[1] Founded in 1986, the 9.240 m2 (99,4585 ft2) museum is located in the vicinity of the University of Shizuoka's (静岡県立大学) Kusanagi campus, on a verdant hill on the northern side of the picturesque Nihondaira Plateau in the southern part of the city.
Monumental work by American artists George Rickey, James Rosati and Tony Smith is complemented by work from Japanese sculptors such as Makio Yamaguchi (山口牧生), Tadayoshi Sato (佐藤忠良), Kiyosumi Onishi (大西清澄), Kubei Shimizu (清水九兵衛), Takashi Sugimura (杉村孝), Goro Kakei (掛井五郎), Hisao Suzuki (鈴木久雄), Yoshitatsu Yanagihara (柳原義達) and Yasutake Funakoshi (舟越保武).
XVIIth-C. and XVIIIth-C landscape paintings by Hubert Robert, Claude Lorrain, Gaspard Dughet, Claude-Joseph Vernet and Jean-Joseph-Xavier Bidauld constitute the earliest examples of the French School.
[5]The museum has a number of sculptural works by 1960s artists from a group called GEN-SHOKU, i.e. Phantom Touch (幻触, Shizuoka Kenritsu Bijutsukan), a local avant-garde city-based movement of the XXth century: Issei Koike (小池一誠), Shoji Iida (飯田昭二), Yoshinori Suzuki (鈴木慶則), Morichi Maeda (前田守一) and Katsuji Niwa (丹羽勝次).
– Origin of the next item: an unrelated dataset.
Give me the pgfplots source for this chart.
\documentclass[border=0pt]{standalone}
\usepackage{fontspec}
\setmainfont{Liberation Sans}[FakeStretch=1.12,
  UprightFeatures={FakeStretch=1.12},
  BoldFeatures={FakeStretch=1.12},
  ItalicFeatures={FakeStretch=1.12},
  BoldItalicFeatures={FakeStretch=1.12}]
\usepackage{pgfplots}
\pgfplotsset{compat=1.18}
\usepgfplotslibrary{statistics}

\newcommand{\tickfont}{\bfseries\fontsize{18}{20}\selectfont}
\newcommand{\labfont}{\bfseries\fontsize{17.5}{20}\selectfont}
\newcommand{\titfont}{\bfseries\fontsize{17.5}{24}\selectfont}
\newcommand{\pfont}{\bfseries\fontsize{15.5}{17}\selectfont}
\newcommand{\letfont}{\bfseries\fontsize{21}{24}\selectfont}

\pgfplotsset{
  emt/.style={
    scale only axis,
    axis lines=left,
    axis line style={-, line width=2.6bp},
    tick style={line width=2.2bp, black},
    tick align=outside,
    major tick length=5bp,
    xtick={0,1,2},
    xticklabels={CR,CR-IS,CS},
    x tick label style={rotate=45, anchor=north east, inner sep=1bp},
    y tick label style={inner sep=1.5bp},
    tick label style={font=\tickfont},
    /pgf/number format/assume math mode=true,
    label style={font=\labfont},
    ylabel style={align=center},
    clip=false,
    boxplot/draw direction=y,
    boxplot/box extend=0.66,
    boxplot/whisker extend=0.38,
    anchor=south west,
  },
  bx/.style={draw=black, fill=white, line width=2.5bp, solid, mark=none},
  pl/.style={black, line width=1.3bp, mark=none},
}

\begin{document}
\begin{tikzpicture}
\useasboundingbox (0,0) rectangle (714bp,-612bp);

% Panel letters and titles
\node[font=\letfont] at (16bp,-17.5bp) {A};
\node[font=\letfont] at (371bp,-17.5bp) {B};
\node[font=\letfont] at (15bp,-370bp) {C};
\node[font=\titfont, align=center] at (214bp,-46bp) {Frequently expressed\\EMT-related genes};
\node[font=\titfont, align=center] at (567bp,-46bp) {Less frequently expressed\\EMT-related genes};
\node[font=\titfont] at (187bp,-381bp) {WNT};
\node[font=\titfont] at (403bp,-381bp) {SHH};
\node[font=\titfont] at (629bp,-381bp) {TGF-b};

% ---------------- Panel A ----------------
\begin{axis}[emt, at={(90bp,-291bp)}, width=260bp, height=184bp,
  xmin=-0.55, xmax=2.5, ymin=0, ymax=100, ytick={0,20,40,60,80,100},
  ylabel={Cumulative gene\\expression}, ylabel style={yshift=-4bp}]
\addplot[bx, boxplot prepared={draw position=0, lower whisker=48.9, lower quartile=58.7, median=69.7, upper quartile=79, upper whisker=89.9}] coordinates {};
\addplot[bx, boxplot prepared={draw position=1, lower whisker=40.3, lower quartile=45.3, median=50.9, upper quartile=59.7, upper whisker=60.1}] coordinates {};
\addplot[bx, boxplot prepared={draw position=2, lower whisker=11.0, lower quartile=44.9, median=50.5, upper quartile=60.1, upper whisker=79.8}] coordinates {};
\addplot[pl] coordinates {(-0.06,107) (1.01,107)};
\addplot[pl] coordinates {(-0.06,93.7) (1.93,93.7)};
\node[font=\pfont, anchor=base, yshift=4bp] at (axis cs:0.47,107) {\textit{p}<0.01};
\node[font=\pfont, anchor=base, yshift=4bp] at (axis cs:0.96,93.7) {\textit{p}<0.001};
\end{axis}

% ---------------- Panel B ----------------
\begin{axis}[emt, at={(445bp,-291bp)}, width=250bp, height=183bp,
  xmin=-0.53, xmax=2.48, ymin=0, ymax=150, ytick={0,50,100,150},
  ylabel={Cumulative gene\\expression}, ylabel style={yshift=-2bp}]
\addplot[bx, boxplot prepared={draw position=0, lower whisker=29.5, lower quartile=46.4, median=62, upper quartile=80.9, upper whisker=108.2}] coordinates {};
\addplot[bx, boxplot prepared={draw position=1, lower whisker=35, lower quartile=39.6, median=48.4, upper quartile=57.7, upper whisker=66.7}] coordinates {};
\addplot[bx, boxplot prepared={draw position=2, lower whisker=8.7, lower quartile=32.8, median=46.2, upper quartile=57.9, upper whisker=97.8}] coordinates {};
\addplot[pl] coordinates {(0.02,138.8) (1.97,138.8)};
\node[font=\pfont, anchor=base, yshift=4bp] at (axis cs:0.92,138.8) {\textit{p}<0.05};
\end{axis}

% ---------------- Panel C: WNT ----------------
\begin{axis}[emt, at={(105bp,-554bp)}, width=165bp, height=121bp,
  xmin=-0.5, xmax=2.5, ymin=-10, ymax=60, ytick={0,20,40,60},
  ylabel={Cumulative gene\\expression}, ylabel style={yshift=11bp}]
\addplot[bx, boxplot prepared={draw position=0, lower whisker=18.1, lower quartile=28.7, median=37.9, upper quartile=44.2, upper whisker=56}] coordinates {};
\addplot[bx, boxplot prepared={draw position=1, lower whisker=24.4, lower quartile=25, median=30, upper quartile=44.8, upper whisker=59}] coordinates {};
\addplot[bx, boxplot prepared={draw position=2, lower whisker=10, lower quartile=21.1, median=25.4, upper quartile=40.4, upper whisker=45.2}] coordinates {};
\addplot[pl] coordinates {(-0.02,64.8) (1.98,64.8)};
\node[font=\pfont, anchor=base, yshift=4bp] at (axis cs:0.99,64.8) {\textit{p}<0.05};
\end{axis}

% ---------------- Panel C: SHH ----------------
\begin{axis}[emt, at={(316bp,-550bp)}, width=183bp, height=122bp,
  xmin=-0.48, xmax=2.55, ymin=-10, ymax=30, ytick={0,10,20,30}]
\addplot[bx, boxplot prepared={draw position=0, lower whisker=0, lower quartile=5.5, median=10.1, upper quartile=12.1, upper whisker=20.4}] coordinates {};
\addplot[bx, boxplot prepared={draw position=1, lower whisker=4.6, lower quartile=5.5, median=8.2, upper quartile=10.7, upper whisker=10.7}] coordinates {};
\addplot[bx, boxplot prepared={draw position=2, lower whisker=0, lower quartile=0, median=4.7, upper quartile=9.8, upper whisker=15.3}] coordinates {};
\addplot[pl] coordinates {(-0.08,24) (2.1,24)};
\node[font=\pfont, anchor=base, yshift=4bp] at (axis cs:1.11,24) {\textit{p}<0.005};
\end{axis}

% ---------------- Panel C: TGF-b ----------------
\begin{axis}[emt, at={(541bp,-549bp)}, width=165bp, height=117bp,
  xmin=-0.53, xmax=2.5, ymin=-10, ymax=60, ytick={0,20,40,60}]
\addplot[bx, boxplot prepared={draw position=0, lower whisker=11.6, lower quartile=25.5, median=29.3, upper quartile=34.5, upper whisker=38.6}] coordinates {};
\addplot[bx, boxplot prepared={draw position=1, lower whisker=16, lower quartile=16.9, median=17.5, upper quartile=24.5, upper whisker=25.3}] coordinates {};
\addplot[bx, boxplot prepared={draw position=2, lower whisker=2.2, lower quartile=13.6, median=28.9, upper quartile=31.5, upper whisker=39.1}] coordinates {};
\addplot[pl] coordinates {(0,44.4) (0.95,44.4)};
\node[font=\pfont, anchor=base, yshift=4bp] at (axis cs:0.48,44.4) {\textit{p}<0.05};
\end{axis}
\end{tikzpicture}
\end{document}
[6],[7] The main attraction of this museum is its lofty 3.025 m2 (32,560 ft2) domed Rodin Wing (designed by the Shizuoka office of Nissoken Architects and Engineers, Tokyo) which opened in March 1994[8],[9] and offers a splendid home to a collection of thirty-two sculptures by the renowned French artist Auguste Rodin, including certified versions of The Thinker, The Gates of Hell, The Burghers of Calais, ... and some Monuments to great artists, such as James McNeill Whistler, Claude Lorrain, Jules Bastien-Lepage, Charles Baudelaire or Honoré de Balzac.